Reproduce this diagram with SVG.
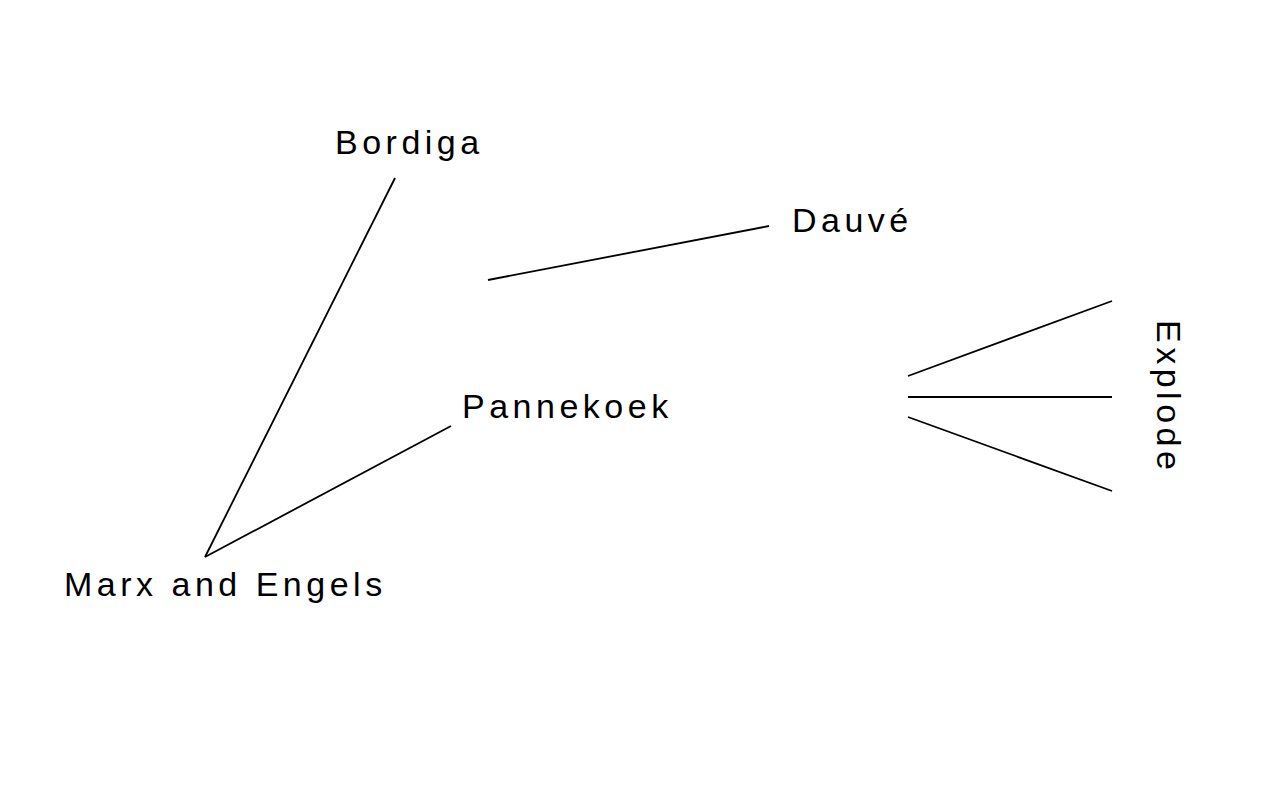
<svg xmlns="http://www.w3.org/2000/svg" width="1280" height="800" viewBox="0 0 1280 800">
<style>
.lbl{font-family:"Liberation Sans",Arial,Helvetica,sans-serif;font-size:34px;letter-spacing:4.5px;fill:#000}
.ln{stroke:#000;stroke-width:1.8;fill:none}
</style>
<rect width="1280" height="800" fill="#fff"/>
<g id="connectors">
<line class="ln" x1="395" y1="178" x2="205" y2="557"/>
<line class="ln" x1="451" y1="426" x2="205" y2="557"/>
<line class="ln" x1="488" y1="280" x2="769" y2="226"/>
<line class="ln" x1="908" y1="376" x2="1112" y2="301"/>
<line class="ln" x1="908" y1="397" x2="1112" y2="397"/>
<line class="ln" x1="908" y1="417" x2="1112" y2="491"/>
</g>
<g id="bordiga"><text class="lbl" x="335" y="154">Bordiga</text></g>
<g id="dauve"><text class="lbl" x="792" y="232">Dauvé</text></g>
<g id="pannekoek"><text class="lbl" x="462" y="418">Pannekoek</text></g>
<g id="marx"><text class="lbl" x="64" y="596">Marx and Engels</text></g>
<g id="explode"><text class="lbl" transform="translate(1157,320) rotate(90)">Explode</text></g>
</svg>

▬▬▬

:: Written exercise ::
Reproduce every line above as written, skipping pictures.

:: Solution to the problem ::
Reproduce this diagram with SVG.
<svg xmlns="http://www.w3.org/2000/svg" width="1280" height="800" viewBox="0 0 1280 800">
<style>
.lbl{font-family:"Liberation Sans",Arial,Helvetica,sans-serif;font-size:34px;letter-spacing:4.5px;fill:#000}
.ln{stroke:#000;stroke-width:1.8;fill:none}
</style>
<rect width="1280" height="800" fill="#fff"/>
<g id="connectors">
<line class="ln" x1="395" y1="178" x2="205" y2="557"/>
<line class="ln" x1="451" y1="426" x2="205" y2="557"/>
<line class="ln" x1="488" y1="280" x2="769" y2="226"/>
<line class="ln" x1="908" y1="376" x2="1112" y2="301"/>
<line class="ln" x1="908" y1="397" x2="1112" y2="397"/>
<line class="ln" x1="908" y1="417" x2="1112" y2="491"/>
</g>
<g id="bordiga"><text class="lbl" x="335" y="154">Bordiga</text></g>
<g id="dauve"><text class="lbl" x="792" y="232">Dauvé</text></g>
<g id="pannekoek"><text class="lbl" x="462" y="418">Pannekoek</text></g>
<g id="marx"><text class="lbl" x="64" y="596">Marx and Engels</text></g>
<g id="explode"><text class="lbl" transform="translate(1157,320) rotate(90)">Explode</text></g>
</svg>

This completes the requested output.